Open mitalhp opened 10 years ago
I just saw the same myself with the latest version.
2015-07-07 16:03:09,444 [MainThread es2graphite.py :submi:174] [ERROR ] Communication to Graphite server failed: [Errno 32] Broken pipe
What's with the debug messages being url encoded anyhow?
2015-07-07 16:06:09,224 [MainThread es2graphite.py :submi:175] [DEBUG ] Traceback+%28most+recent+call+last%29%3A%0A++File+%22.%2Fes2graphite.py%22%2C+line+172%2C+in+submit_to_graphite%0A++++graphite_socket%5B%27socket%27%5D.sendall%28+%22%25s%25s%22+%25+%28header%2C+payload%29+%29%0A++File+%22%2Fusr%2Flib%2Fpython2.7%2Fsocket.py%22%2C+line+228%2C+in+meth%0A++++return+getattr%28self._sock%2Cname%29%28%2Aargs%29%0Aerror%3A+%5BErrno+32%5D+Broken+pipe%0A
I'll look into this. I have yet to experience the issue myself.
As to the urlencoding. I added that for the traceback output so that those messages can be sent through your standard syslog application that would normally break up multi-line outputs into multiple messages. This ensures that the whole message reaches the remote destinatioin a usable form.
@Ralnoc I think you probably haven't experienced the issue because you don't have enough elasticsearch content that you need to chunk it. Not sure why @mitalhp 's chunking will not work with threading.
@drocsid Could you detail the exact arguments you are using? What health-level? Are you using shard-stats, etc?
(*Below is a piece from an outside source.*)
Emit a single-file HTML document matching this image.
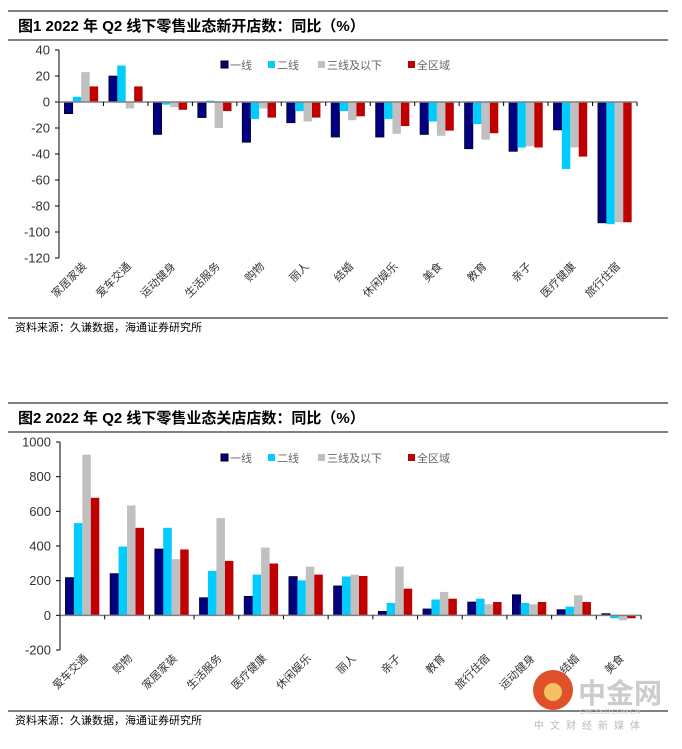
<!DOCTYPE html>
<html><head><meta charset="utf-8"><style>
body{margin:0;background:#fff;width:682px;height:744px;overflow:hidden}
svg text{font-family:"Liberation Sans","Noto Sans CJK SC",sans-serif}
</style></head><body>
<svg id="s" width="682" height="744" xmlns="http://www.w3.org/2000/svg">
<line x1="8" y1="11" x2="668" y2="11" stroke="#000" stroke-width="1"/>
<text x="18" y="31" font-size="15" font-weight="bold">图1  2022 年 Q2 线下零售业态新开店数：同比（%）</text>
<line x1="8" y1="40" x2="668" y2="40" stroke="#000"/>
<line x1="8" y1="318" x2="668" y2="318" stroke="#000"/>
<text x="15" y="331" font-size="11">资料来源：久谦数据，海通证券研究所</text>
<line x1="8" y1="403" x2="668" y2="403" stroke="#000"/>
<text x="18" y="423" font-size="15" font-weight="bold">图2  2022 年 Q2 线下零售业态关店店数：同比（%）</text>
<line x1="8" y1="432" x2="668" y2="432" stroke="#000"/>
<line x1="8" y1="711" x2="668" y2="711" stroke="#000"/>
<text x="15" y="724" font-size="11">资料来源：久谦数据，海通证券研究所</text>
<g>
<circle cx="553" cy="690" r="20" fill="#e0502a"/>
<circle cx="553" cy="692" r="9" fill="#f5c060"/>
<text x="578" y="703" font-size="28" font-weight="bold" fill="#ccc">中金网</text>
<text x="580" y="714" font-size="7" fill="#ccc">CNGOLD.COM.CN</text>
<text x="534" y="729" font-size="10" fill="#bbb" letter-spacing="6">中文财经新媒体</text>
</g>
</svg>
<script>
const seriesNames=["一线","二线","三线及以下","全区域"];
const colors=["#000080","#00ccff","#c0c0c0","#c00000"];
const cats1=["家居家装","爱车交通","运动健身","生活服务","购物","丽人","结婚","休闲娱乐","美食","教育","亲子","医疗健康","旅行住宿"];
const tier1A=[-9,20,-25,-12,-31,-16,-27,-27,-25,-36,-38,-21.5,-93];
const tier2A=[4,28,-2,1,-13,-7,-7,-13,-15,-17,-35,-51.5,-94];
const tier3A=[23,-5,-4,-20,-5,-15,-14,-24.5,-26,-29,-34,-35,-92.5];
const allA=[12,12,-6,-7,-12,-12,-11,-18.5,-22,-24,-35,-42,-92.5];
const ticks1=[40,20,0,-20,-40,-60,-80,-100,-120];
const cats2=["爱车交通","购物","家居家装","生活服务","医疗健康","休闲娱乐","丽人","亲子","教育","旅行住宿","运动健身","结婚","美食"];
const tier1B=[218,241,383,102,110,224,170,23,37,77,119,33,10];
const tier2B=[532,397,505,256,235,202,224,71,91,96,71,50,-17];
const tier3B=[927,634,324,561,391,281,235,281,135,64,64,116,-29];
const allB=[678,505,380,314,299,235,227,154,96,77,77,77,-17];
const ticks2=[1000,800,600,400,200,0,-200];

const NS="http://www.w3.org/2000/svg";
const svg=document.getElementById('s');
function mk(t,a,p){const e=document.createElementNS(NS,t);for(const k in a)e.setAttribute(k,a[k]);(p||svg).appendChild(e);return e;}

function chart(cfg){
  const g=mk('g',{});
  
  
  const {x0,x1,yTop,yBot,vMax,vMin,cats,series}=cfg;
  const y=v=>yTop+(vMax-v)/(vMax-vMin)*(yBot-yTop);
  const bw=(x1-x0)/cats.length;
  const ax=mk('line',{x1:x0,y1:yTop,x2:x0,y2:yBot,stroke:'#000'},g);
  
  
  cfg.ticks.forEach(t=>{
    mk('line',{x1:x0-4,y1:y(t),x2:x0,y2:y(t),stroke:'#000'},g);
    const tx=mk('text',{x:x0-9,y:y(t)+4.5,'font-size':13,'text-anchor':'end',fill:'#333'},g);
    tx.textContent=t;
    
    
  });
  const barW=bw*0.19, off=bw*0.12;
  cats.forEach((c,i)=>{
    series.forEach((s,j)=>{
      const v=s[i];const bx=x0+i*bw+off+j*barW;
      const r=mk('rect',{x:bx,y:Math.min(y(v),y(0)),width:barW,height:Math.abs(y(v)-y(0)),fill:colors[j],stroke:j==0?'#000':'none','stroke-width':0.6},g);
      
      
    });
    const cx=x0+(i+0.5)*bw;
    const lt=mk('text',{x:0,y:0,'font-size':11,'text-anchor':'end',fill:'#333',transform:`translate(${cx+6},${yBot+9}) rotate(-45)`},g);
    lt.textContent=c;
    
    
  });
  const xa=mk('line',{x1:x0,y1:y(0),x2:x1,y2:y(0),stroke:'#808080','stroke-width':1.5},g);
  
  
  for(let i=0;i<=cats.length;i++) mk('line',{x1:x0+i*bw,y1:y(0),x2:x0+i*bw,y2:y(0)+4,stroke:'#000'},g);
  const lx=[221,268,318,408];
  seriesNames.forEach((n,j)=>{
    const lg=mk('g',{},g);
    
    
    mk('rect',{x:lx[j],y:cfg.legY-4,width:7,height:7,fill:colors[j],stroke:j==0?'#000':'none'},lg);
    const t=mk('text',{x:lx[j]+9,y:cfg.legY+4,'font-size':11,fill:'#666'},lg);
    t.textContent=n;
  });
}
chart({name:'fig1-chart',x0:59,x1:637,yTop:50,yBot:258,vMax:40,vMin:-120,cats:cats1,series:[tier1A,tier2A,tier3A,allA],ticks:ticks1,legY:65});
chart({name:'fig2-chart',x0:60,x1:641,yTop:442,yBot:650,vMax:1000,vMin:-200,cats:cats2,series:[tier1B,tier2B,tier3B,allB],ticks:ticks2,legY:458});
</script>
</body></html>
I need to try and replicate the issue.
python2 ./es2graphite.py --stdout --log-level debug es.server:9200 -g graphite.server -o 2004 .
I also needed to comment out some lines to get the stats into my graphite dashboard. I'm also curious about the round-robin approach.It appears that all the _GET requests use the same elasticsearch host.
What sections did you comment out? Also, I don't follow the question about round robin. They code is always querying the same host, each _get request is for different stats URIs.
There was an stack trace like:
2015-07-02 15:27:13,240 [MainThread] [ERROR ]
Traceback+%28most+recent+call+last%29%3A%0A++File+%22.%2Fes2graphite.py
%22%2C+line+290%2C+in+%3Cmodule%3E%0A++++get_metrics%28%29%0A++File+%22.
%2Fes2graphite.py%22%2C+line+240%2C+in+get_metrics%0A++++indices_stats_m
etrics+%3D+process_indices_stats%28args.prefix%2C+indices_stats%29%0A++F
ile+%22.%2Fes2graphite.py%22%2C+line+121%2C+in+process_indices_stats%0A+
+++process_section%28int%28time.time%28%29%29%2C+metrics%2C+%28prefix%2C
+CLUSTER_NAME%2C+%27indices%27%29%2C+stats%5B%27indices%27%5D%29%0ATypeE
rror%3A+process_section%28%29+takes+exactly+5+arguments+%284+given%29%0A
2015-07-02 15:27:13,241 [MainThread] [INFO ] 2015-07-02 15:27:13:
GET
so I had a look at this and it looks like the issue was coming from https://github.com/mattweber/es2graphite/blob/master/es2graphite.py#L119
So I commented the related lines...
Ok. It looks like something is going on in the indices level stat gathering. If you uncomment that section of code and just set --health-level cluster
then you can run it and have it bypass that code. I'll have to run some tests and see why that issue is manifesting.
@drocsid - The issue you were experiencing is different that the one described by @mitalhp . You issue ended up being an issue where the index collection call to process_section wasn't updated with the new format. That issue is moved to #14 . I'm continuing to investigate the broken pipe issue, but I have yet to run into it.
@Ralnoc
The broken pipe is likely due to having a large number of indices and stats from the cluster. I re-used and modified some of the functions from these scripts, but hacked it heavily to create a custom tailored graphite dashboard. I had an interest in different metrics, but this served as a good quickstart entrypoint for me. Unfortunately, I don't think my hacks are polished enough but I might think about checking it in if there's any interest. Thanks.
I can confirm that the broken pipe issue is caused by a large number of indices and stats. To mitigate the issue, I modified the stats URL (L268) to request only the stats that I needed. This reduced the size of the json object and fixed the timeout.
I was getting a broken pipe error, i believe caused by socket size limits when sending to graphite, so I changed the send_to_graphite to chunk up the data which seems to have fixed the issue. Not sure if this is the best way to handle it (it doesn't work with never versions of the script since the threading was added).